The first-time MPs numbered 231, some of them well-educated urbanites. Though many of them came in with little or no experience in public life, they were otherwise visible faces in their respective fields.

The Congress had Milind Deora, Jitin Prasada, Rahul Gandhi, Sandeep Dikshit, Sachin Pilot, Deependra Hooda, Madhu Yaskhi Goud, L. Rajagopal, Tejaswani Sreeramesh, D. Purandareswari, Kuldeep Bishnoi, Govinda, and Naveen Jindal among others. The Bharatiya Janata Party's share was leaner with Manvendra Singh, Dushyant Singh, and Navjot Singh Sidhu among the more prominent. The hope was that these bright young faces would help re-define the way Parliament functioned. At the half-way mark, the report card is less than exciting.

As the people's representative, each MP has the right to raise issues of public importance and articulate his or her views through interventions in debates and discussions. One of the most forceful platforms available is question hour, when the members extract information from the Government on policy issues. For those in the Opposition, it is an opportunity to try and corner the treasury benches. An MP can combine homework, policy literature, and democratic sensitivity to put the Minister on the mat. And then there is the art of asking supplementary questions, which can reveal an MP's grasp of a particular issue.

For the last eight sessions, there have been just a few from among the young brigade who have sought to raise supplementary questions. In the Congress, Ms. Purandareswari and Ms. Tejaswani Sreeramesh have been among the most noticeable. While Ms. Purandareswari's active participation led to her induction in the Union Council of Ministers, Ms. Tejaswani continues to show a healthy appetite for debates and interventions. Then there have been periodic interventions from Mr. Rajagopal or Mr. Goud, who gave up a law practice in the U.S. to be here.

Mr. Rahul Gandhi has been conspicuously lagging on this count. He has regularly attended question hour and can often be seen in conversation with MPs seated next to him. But he has preferred not to make many interventions. The Lok Sabha website shows Mr. Gandhi has spoken just twice in Parliament. One was a special mention drawing attention to the woes of sugarcane growers in Uttar Pradesh and the other a brief participation in the discussion on Demands for Grants for the Human Resource Development Ministry during March this year. Records show that of the questions he may have submitted, only two were admitted in 2005. One was on the state of the Indira Gandhi Rashtriya Uran Akademi in Fursatganj, Uttar Pradesh, and the other on the quality of education in technical institutes.

Mr. Gandhi served as a member on the Standing Committee on Home Affairs for two years before switching, this October, to the Human Resource Development Committee.

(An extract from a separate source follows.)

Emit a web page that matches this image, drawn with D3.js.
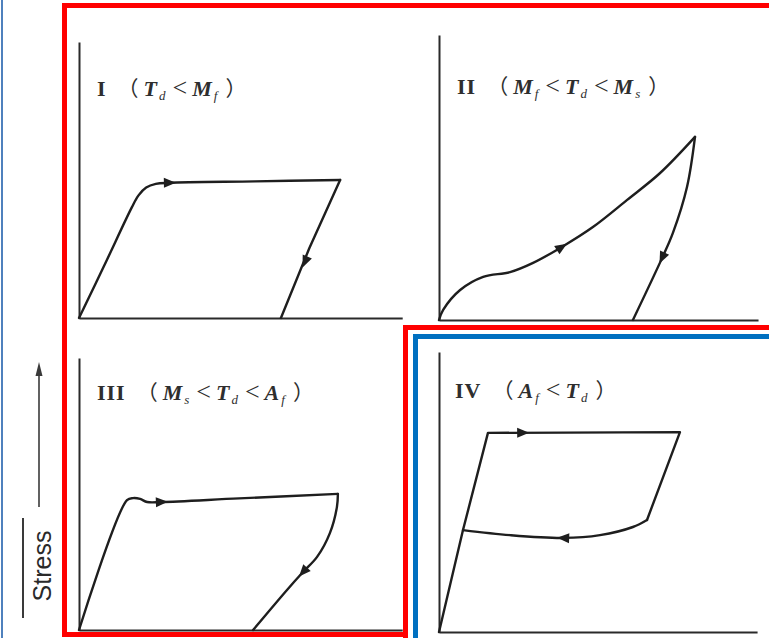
<!DOCTYPE html>
<html>
<head>
<meta charset="utf-8">
<script src="https://cdn.jsdelivr.net/npm/d3@7"></script>
<style>
  body { margin: 0; background: #fff; }
  svg { display: block; }
</style>
</head>
<body>
<div id="chart"></div>
<script>
// stress-strain loops of a shape memory alloy at four test temperatures
// values are in relative units (strain 0-100, stress 0-100)

const panelNames = ["I", "II", "III", "IV"];

// each loop is split into pieces; "c" pieces are smooth, "l" pieces are straight
const loadI   = [[0, 0], [8, 19], [16.5, 39.5], [18.6, 43.8], [21, 46.6], [24, 47.9], [28.4, 48.3], [55, 48.8], [81.6, 49.3]];
const unloadI = [[81.6, 49.3], [72, 25], [63.1, 0]];

const loadII   = [[0, 0], [1.3, 3.6], [6.6, 10.7], [13.8, 15.4], [22.2, 17.1], [29.4, 20.4], [38.4, 26.1], [48.1, 33.2], [58.8, 42.9], [69.1, 52.5], [80, 65.4]];
const unloadII = [[80, 65.4], [77.5, 47.5], [73.1, 31.1], [69.7, 22.1], [60.6, 0]];

const loadIII   = [[0, 0], [15, 46.4], [16.9, 47.1], [19.1, 46.8], [21.3, 45.7], [25.9, 45.7], [50, 47], [80.9, 48.6]];
const unloadIII = [[80.9, 48.6], [80.6, 43.9], [78.4, 34.6], [74.4, 26.1], [70, 20.7], [65, 14.3], [54.4, 0]];

const loadIV   = [[0, 0], [7.5, 36.4], [15.3, 71.1], [75.3, 71.4], [65, 40]];
const unloadIV = [[65, 40], [60.6, 37.5], [50.3, 34.6], [38.8, 33.6], [22.2, 34.6], [7.5, 36.4]];

// arrow heads: [x, y, towardX, towardY]
const arrowsI   = [[28.4, 48.3, 40, 48.5], [70.6, 20, 63.1, 0]];
const arrowsII  = [[38.4, 26.1, 48.1, 33.2], [69.7, 22.1, 60.6, 0]];
const arrowsIII = [[25.9, 45.7, 40, 46.3], [70, 20.7, 65, 14.3]];
const arrowsIV  = [[26.3, 71.15, 40, 71.2], [38.8, 33.6, 30, 34]];

// label pieces per panel
const labelI   = [["I", "r"], ["（", "p"], ["T", "i"], ["d", "s"], ["<", "o"], ["M", "i"], ["f", "s"], ["）", "q"]];
const labelII  = [["II", "r"], ["（", "p"], ["M", "i"], ["f", "s"], ["<", "o"], ["T", "i"], ["d", "s"], ["<", "o"], ["M", "i"], ["s", "s"], ["）", "q"]];
const labelIII = [["III", "r"], ["（", "p"], ["M", "i"], ["s", "s"], ["<", "o"], ["T", "i"], ["d", "s"], ["<", "o"], ["A", "i"], ["f", "s"], ["）", "q"]];
const labelIV  = [["IV", "r"], ["（", "p"], ["A", "i"], ["f", "s"], ["<", "o"], ["T", "i"], ["d", "s"], ["）", "q"]];

const axisLabel = "Stress";

const width = 769, height = 638;

const svg = d3.select("#chart")
  .append("svg")
  .attr("width", width)
  .attr("height", height)
  .attr("viewBox", [0, 0, width, height]);

// page frames
svg.append("line")
  .attr("x1", 2).attr("x2", 2).attr("y1", 0).attr("y2", height)
  .attr("stroke", "#4f81bd").attr("stroke-width", 2);

svg.append("path")
  .attr("d", "M408,634.5 H64.5 V5.5 H780")
  .attr("fill", "none").attr("stroke", "#ff0000").attr("stroke-width", 5);

svg.append("path")
  .attr("d", "M405.5,650 V327.5 H780")
  .attr("fill", "none").attr("stroke", "#ff0000").attr("stroke-width", 5);

svg.append("path")
  .attr("d", "M415.5,650 V336.5 H780")
  .attr("fill", "none").attr("stroke", "#0070c0").attr("stroke-width", 5);

const panels = [
  {name: panelNames[0], ox: 79,  oy: 318, xMax: 101,  yMax: 98.6,  load: loadI,   unload: unloadI,   curves: ["c", "l"], arrows: arrowsI,   label: labelI,   lx: 97,  ly: 96},
  {name: panelNames[1], ox: 439, oy: 320, xMax: 99.7, yMax: 101.8, load: loadII,  unload: unloadII,  curves: ["c", "c"], arrows: arrowsII,  label: labelII,  lx: 457, ly: 94},
  {name: panelNames[2], ox: 79,  oy: 630, xMax: 101,  yMax: 97.1,  load: loadIII, unload: unloadIII, curves: ["c", "c"], arrows: arrowsIII, label: labelIII, lx: 97,  ly: 400},
  {name: panelNames[3], ox: 439, oy: 632, xMax: 99.4, yMax: 100,   load: loadIV,  unload: unloadIV,  curves: ["l", "c"], arrows: arrowsIV,  label: labelIV,  lx: 455, ly: 398}
];

const ink = "#1e1e1e";

panels.forEach(p => {
  const x = d3.scaleLinear().domain([0, p.xMax]).range([p.ox, p.ox + p.xMax * 3.2]);
  const y = d3.scaleLinear().domain([0, p.yMax]).range([p.oy, p.oy - p.yMax * 2.8]);

  const g = svg.append("g");

  g.append("g")
    .attr("transform", `translate(0,${p.oy})`)
    .call(d3.axisBottom(x).ticks(0).tickSizeOuter(0))
    .call(a => a.select(".domain").attr("stroke", "#2a2a2a").attr("stroke-width", 2));

  g.append("g")
    .attr("transform", `translate(${p.ox},0)`)
    .call(d3.axisLeft(y).ticks(0).tickSizeOuter(0))
    .call(a => a.select(".domain").attr("stroke", "#2a2a2a").attr("stroke-width", 2));

  const smooth = d3.line()
    .x(d => x(d[0]))
    .y(d => y(d[1]))
    .curve(d3.curveCatmullRom.alpha(0.5));
  const straight = d3.line()
    .x(d => x(d[0]))
    .y(d => y(d[1]));

  [p.load, p.unload].forEach((seg, i) => {
    g.append("path")
      .datum(seg)
      .attr("d", p.curves[i] === "c" ? smooth : straight)
      .attr("fill", "none")
      .attr("stroke", ink)
      .attr("stroke-width", 2.4)
      .attr("stroke-linejoin", "round")
      .attr("stroke-linecap", "round");
  });

  g.selectAll(".arrow")
    .data(p.arrows)
    .enter()
    .append("path")
    .attr("class", "arrow")
    .attr("d", "M6,0 L-6,-5 L-6,5 Z")
    .attr("fill", ink)
    .attr("transform", d => {
      const ang = Math.atan2(y(d[3]) - y(d[1]), x(d[2]) - x(d[0])) * 180 / Math.PI;
      return `translate(${x(d[0])},${y(d[1])}) rotate(${ang})`;
    });

  // panel label
  const t = g.append("text")
    .attr("x", p.lx)
    .attr("y", p.ly)
    .attr("font-family", "'Liberation Serif', 'Times New Roman', serif")
    .attr("font-size", 22)
    .attr("letter-spacing", 1)
    .attr("fill", "#2e2e2e");

  let prevSub = false;
  p.label.forEach(piece => {
    const [txt, kind] = piece;
    const span = t.append("tspan").text(txt);
    let dy = 0;
    if (kind === "s" && !prevSub) dy = 4;
    if (kind !== "s" && prevSub) dy = -4;
    if (dy) span.attr("dy", dy);
    if (kind === "r") span.attr("font-weight", "bold");
    if (kind === "o") span.attr("dx", 6).attr("font-size", 26);
    if (kind === "i") span.attr("font-style", "italic").attr("font-weight", "bold").attr("dx", 4);
    if (kind === "s") span.attr("font-style", "italic").attr("font-size", 13).attr("dx", 1);
    if (kind === "p") span.attr("font-family", "'Noto Sans CJK SC', sans-serif").attr("font-size", 21).attr("dx", 11);
    if (kind === "q") span.attr("font-family", "'Noto Sans CJK SC', sans-serif").attr("font-size", 21).attr("dx", 7);
    prevSub = kind === "s";
  });
});

// y axis caption with arrow
svg.append("text")
  .attr("transform", "translate(51,566) rotate(-90)")
  .attr("text-anchor", "middle")
  .attr("font-family", "'Liberation Sans', Arial, sans-serif")
  .attr("font-size", 25)
  .attr("fill", "#2a2a2a")
  .text(axisLabel);

svg.append("line")
  .attr("x1", 39).attr("x2", 39).attr("y1", 507).attr("y2", 372)
  .attr("stroke", "#3a3a3a").attr("stroke-width", 1.6);

svg.append("path")
  .attr("d", "M39,362 L35.5,376 L42.5,376 Z")
  .attr("fill", "#3a3a3a");

svg.append("line")
  .attr("x1", 23).attr("x2", 23).attr("y1", 518).attr("y2", 618)
  .attr("stroke", "#3a3a3a").attr("stroke-width", 2);
</script>
</body>
</html>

It has been a practice of parties to groom young leadership in Committees. But since their proceedings are closed-door affairs, there is little information available in the public domain on the contribution of any member.

Mr. Milind Deora took part in the discussions on the Prime Minister's visit to the United States last year and the supplementary demands for grants, and spoke on the Right to Information Bill and on the Petroleum and Natural Gas Board.

Mr. Deependra Hooda, who was elected from Rohtak after his father Bhupinder Singh Hooda became Haryana Chief Minister, participated in discussions on problems being faced by farmers and on the Union Budget. Mr. Sachin Pilot opened his account in December 2004 by taking part in a short duration discussion on farmers' issues. He too has participated in discussions on demands for grants on agriculture, the Railways, and also on the general budget.

On the BJP benches, Mr. Dushyant Singh, son of Rajasthan Chief Minister Vasundhara Raje, began his innings in a discussion on power shortages in August 2004; later, he took part in discussions on the Railways and on farmers problems, besides the debate on The Food Safety and Standards Bill, 2005. Mr. Manvendra Singh, son of the former External Affairs Minister, Jaswant Singh, another regular in the House, took part in the Finance Bill discussion in May 2005 and the Office of Profit Bill last July. Mr. Navjot Singh Sidhu in Parliament has yet to match his performance either on the cricket field or in matters relating to cricket off the field.

It is the prerogative of a party to decide which member will take part in a debate or speak on a Bill. But have these MPs been keen to demonstrate what they think about the problems facing the nation? It is not clear if they or their parties are mindful of the disappointing report card.